Friday, December 12, 2008

U.S. Driving on the Decline

On Friday, the Department of Transportation reported that driving in America underwent its largest, continuous decline in ever. In the U.S. people drove 100 billion less miles between November 2007 and October 2008 compared with the year before. Driving declines even when gas prices came down from the summer. This trend is evidence that our travel habits are changing. Today, the average price for unleaded gas was $1.656 per gallon compared to the peak of $4.114 per gallon on July 17. In October, the amount of driving dropped the most is has dropped since 1971. We have driven 3.5% less (8.9 billion less miles) compared to a week ago.

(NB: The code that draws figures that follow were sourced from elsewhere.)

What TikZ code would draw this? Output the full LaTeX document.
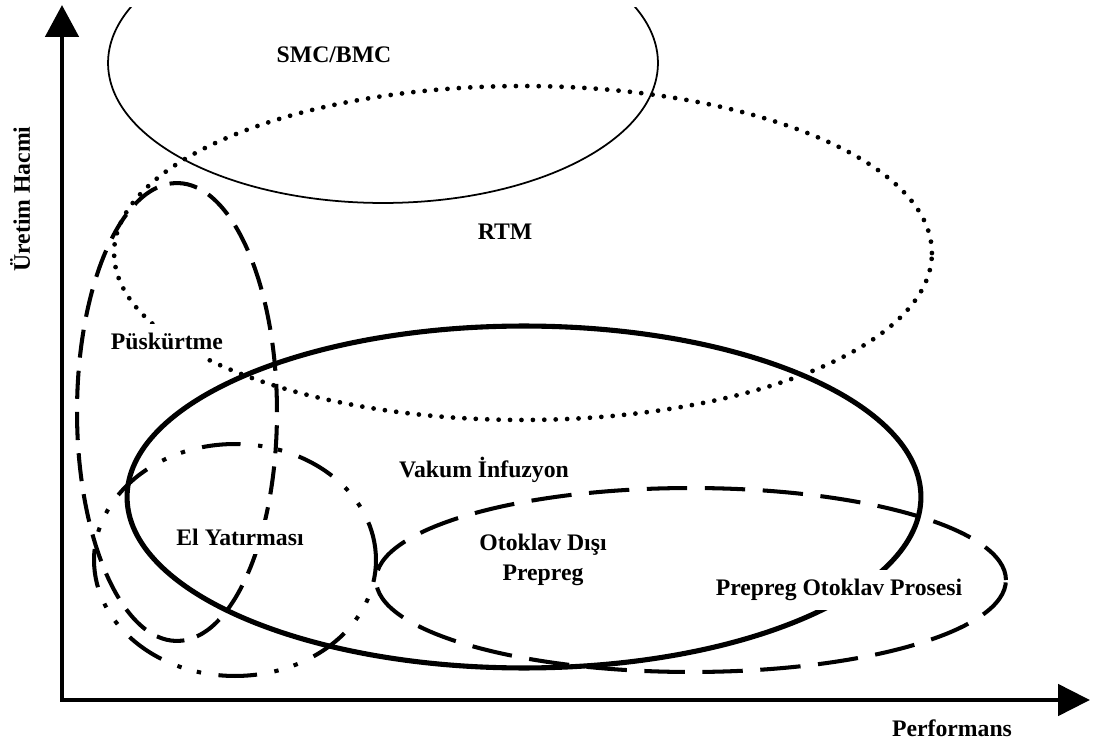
\documentclass[tikz,border=0pt]{standalone}
\usepackage{fontspec}
\setmainfont{Liberation Serif}
\usepackage{tikz}
\usetikzlibrary{arrows.meta}

\begin{document}
\begin{tikzpicture}[x=0.02cm, y=0.02cm,
  lbl/.style={font=\fontsize{13.5}{17}\selectfont\bfseries, align=center},
  mask/.style={lbl, fill=white, inner sep=5pt},
  axis/.style={line width=2.8pt, line join=miter,
    {Triangle[length=0.64cm, width=0.66cm]}-{Triangle[length=0.64cm, width=0.62cm]}}]
  \useasboundingbox (0,0) rectangle (1093,745);
  % Axes
  \coordinate (origin) at (62,45);
  \coordinate (ytip) at (62,740);
  \coordinate (xtip) at (1090,45);
  \draw[axis] (ytip) -- (origin) -- (xtip);
  % Process regions
  \begin{scope}
    \clip (0,0) rectangle (1093,737);
    \draw[line width=1pt] (383,682) ellipse [x radius=5.5cm, y radius=2.8cm];
  \end{scope}
  \draw[line width=2.7pt, line cap=round, dash pattern=on 0pt off 6.5pt]
    (523,492) ellipse [x radius=8.18cm, y radius=3.34cm];
  \draw[line width=2.3pt, dash pattern=on 16pt off 7.5pt]
    (177,333) ellipse [x radius=2cm, y radius=4.58cm];
  \draw[line width=2.3pt, dash pattern=on 22pt off 10pt on 2.5pt off 9pt on 2.5pt off 10pt]
    (235,185) ellipse [x radius=2.82cm, y radius=2.32cm];
  \draw[line width=2.9pt] (524,248) ellipse [x radius=7.94cm, y radius=3.42cm];
  \draw[line width=2.3pt, dash pattern=on 23pt off 10pt]
    (691,165) ellipse [x radius=6.3cm, y radius=1.84cm];
  % Labels
  \node[lbl] (smc) at (334,690) {SMC/BMC};
  \node[lbl] (rtm) at (505,513) {RTM};
  \node[mask] (pusk) at (167,404) {Püskürtme};
  \node[lbl] (vakum) at (484,275) {Vakum İnfuzyon};
  \node[mask] (el) at (240,208) {El Yatırması};
  \node[lbl] (oop) at (543,185) {Otoklav Dışı\\Prepreg};
  \node[mask] (poa) at (839,155) {Prepreg Otoklav Prosesi};
  \node[lbl, rotate=90] (yaxis) at (20,546) {Üretim Hacmi};
  \node[lbl] (xaxis) at (952,17) {Performans};
\end{tikzpicture}
\end{document}
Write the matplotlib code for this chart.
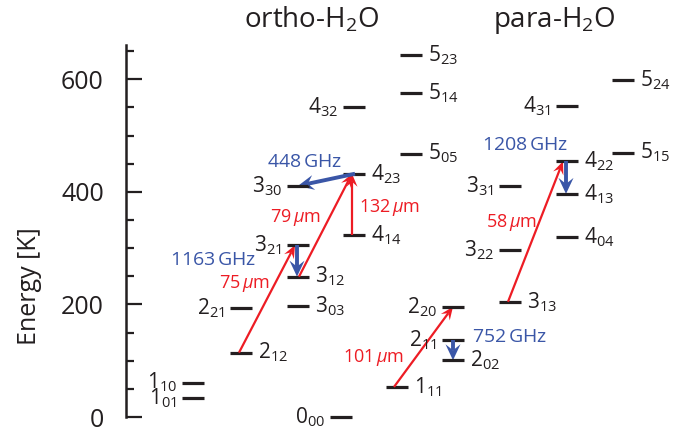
import numpy as np
import matplotlib
matplotlib.use('Agg')
import matplotlib.pyplot as plt
from matplotlib.patches import Polygon

plt.rcParams['font.family'] = ['Open Sans', 'DejaVu Sans']
plt.rcParams['mathtext.fontset'] = 'custom'
plt.rcParams['mathtext.rm'] = 'Open Sans'
plt.rcParams['mathtext.it'] = 'Open Sans:italic'
plt.rcParams['mathtext.default'] = 'regular'

# energy levels (K), x of level bar (left end), label side
ortho_names = ['1_{01}', '1_{10}', '2_{12}', '2_{21}', '3_{03}', '3_{12}', '3_{21}', '4_{14}',
               '3_{30}', '4_{23}', '5_{05}', '4_{32}', '5_{14}', '5_{23}']
ortho_E = [34.2, 61.0, 114.4, 194.1, 196.8, 249.4, 305.3, 323.5, 410.7, 432.2, 468.1, 550.4, 574.8, 642.7]
ortho_x = [182, 182, 230, 230, 287, 287, 287, 343, 287, 343, 400, 343, 400, 400]
ortho_side = ['L', 'L', 'R', 'L', 'R', 'R', 'L', 'R', 'L', 'R', 'R', 'L', 'R', 'R']

para_names = ['0_{00}', '1_{11}', '2_{02}', '2_{11}', '2_{20}', '3_{13}', '3_{22}', '4_{04}',
              '4_{13}', '3_{31}', '4_{22}', '5_{15}', '4_{31}', '5_{24}']
para_E = [0.0, 53.4, 100.8, 136.9, 195.9, 204.7, 296.8, 319.5, 396.4, 410.4, 454.3, 469.9, 552.3, 598.8]
para_x = [330, 386, 442, 442, 442, 499, 499, 556, 556, 499, 556, 612, 556, 612]
para_side = ['L', 'R', 'R', 'L', 'L', 'R', 'L', 'R', 'R', 'L', 'R', 'R', 'L', 'R']

# transitions: (x0, E0, x1, E1)
red_arrows = [(239, 114.4, 295, 305.3), (299, 249.4, 352, 432.2), (352, 323.5, 352, 432.2),
              (394, 53.4, 453, 195.9), (508, 204.7, 563, 454.3)]
red_labels = ['75$\\,\\mathit{\\mu}$m', '79$\\,\\mathit{\\mu}$m', '132$\\,\\mathit{\\mu}$m',
              '101$\\,\\mathit{\\mu}$m', '58$\\,\\mathit{\\mu}$m']
red_label_pos = [(244, 238), (295, 355), (390, 373), (374, 105), (511, 346)]

blue_arrows = [(355, 432.2, 298, 410.7), (297, 305.3, 297, 249.4),
               (453, 136.9, 453, 100.8), (566, 454.3, 566, 396.4)]
blue_labels = ['448$\\,$GHz', '1163$\\,$GHz', '752$\\,$GHz', '1208$\\,$GHz']
blue_label_pos = [(305, 453), (213, 279), (510, 142), (525, 483)]

red = '#ED1C24'
blue = '#3A56A7'
dark = '#231F20'

PX_PER_K = 0.5628  # vertical pixels per kelvin

fig = plt.figure(figsize=(6.98, 4.34), dpi=100)
ax = fig.add_axes([0, 0, 1, 1])
ax.set_xlim(0, 698)
ax.set_ylim(-30.2, 740.9)

for s in ['top', 'right', 'bottom']:
    ax.spines[s].set_visible(False)
ax.spines['left'].set_position(('data', 126))
ax.spines['left'].set_bounds(0, 661)
ax.spines['left'].set_linewidth(1.8)
ax.spines['left'].set_color(dark)
ax.set_xticks([])
ax.set_yticks([0, 200, 400, 600])
ax.set_yticks(np.arange(50, 700, 50), minor=True)
ax.tick_params(axis='y', which='major', direction='in', length=11.5, width=1.6, pad=16,
               labelsize=18, color=dark, labelcolor=dark)
ax.tick_params(axis='y', which='minor', direction='in', length=5.8, width=1.6, color=dark)
ax.text(30, 232, 'Energy [K]', rotation=90, ha='center', va='center', fontsize=18, color=dark)

def draw_levels(names, E, xs, sides):
    for n, e, x, s in zip(names, E, xs, sides):
        ax.plot([x, x + 22], [e, e], color=dark, lw=2.3, solid_capstyle='butt')
        if s == 'R':
            ax.text(x + 28, e, '$' + n + '$', ha='left', va='center', fontsize=15, color=dark)
        else:
            ax.text(x - 5, e, '$' + n + '$', ha='right', va='center', fontsize=15, color=dark)

draw_levels(ortho_names, ortho_E, ortho_x, ortho_side)
draw_levels(para_names, para_E, para_x, para_side)

def arrow(x0, e0, x1, e1, color, lw, hl, hw, notch):
    # work in pixel space, convert back to data
    p0 = np.array([x0, e0 * PX_PER_K])
    p1 = np.array([x1, e1 * PX_PER_K])
    d = p1 - p0
    d = d / np.hypot(*d)
    n = np.array([-d[1], d[0]])
    base = p1 - d * hl
    pts = [p1, base + n * hw / 2, p1 - d * (hl - notch), base - n * hw / 2]
    pts = [(p[0], p[1] / PX_PER_K) for p in pts]
    end = p1 - d * (hl - notch)
    ax.plot([x0, end[0]], [e0, end[1] / PX_PER_K], color=color, lw=lw, solid_capstyle='butt')
    ax.add_patch(Polygon(pts, closed=True, facecolor=color, edgecolor='none'))

for (x0, e0, x1, e1) in red_arrows:
    arrow(x0, e0, x1, e1, red, 1.6, 13, 11, 5)
for (x0, e0, x1, e1) in blue_arrows:
    arrow(x0, e0, x1, e1, blue, 2.8, 16, 15, 6)

for t, (x, e) in zip(red_labels, red_label_pos):
    ax.text(x, e, t, ha='center', va='center', fontsize=13, color=red)
for t, (x, e) in zip(blue_labels, blue_label_pos):
    ax.text(x, e, t, ha='center', va='center', fontsize=14, color=blue)

ax.text(312, 705, 'ortho-H$_2$O', ha='center', va='center', fontsize=20, color=dark)
ax.text(554, 705, 'para-H$_2$O', ha='center', va='center', fontsize=20, color=dark)

fig.savefig('out.png', dpi=100)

There are concerns that the decrease will negatively affect the nation's highway system funds.
"The way we finance America's transportation network must also change to address this new reality, because banking on the gas tax is no longer a sustainable option."
More than 2.8 billion trips were taken on public transportation nationwide from July to September, an increase of 6.5%.

1 comment:

Grant Daniels said...

I see a good and bad side to this. We are cutting down on driving which I'm sure helps make the country at least a little bit greener. At the time time though, as you mentioned Caity, the government is collecting fewer and fewer gas taxes and they might not be able to keep up with the maintenance of the American roadways.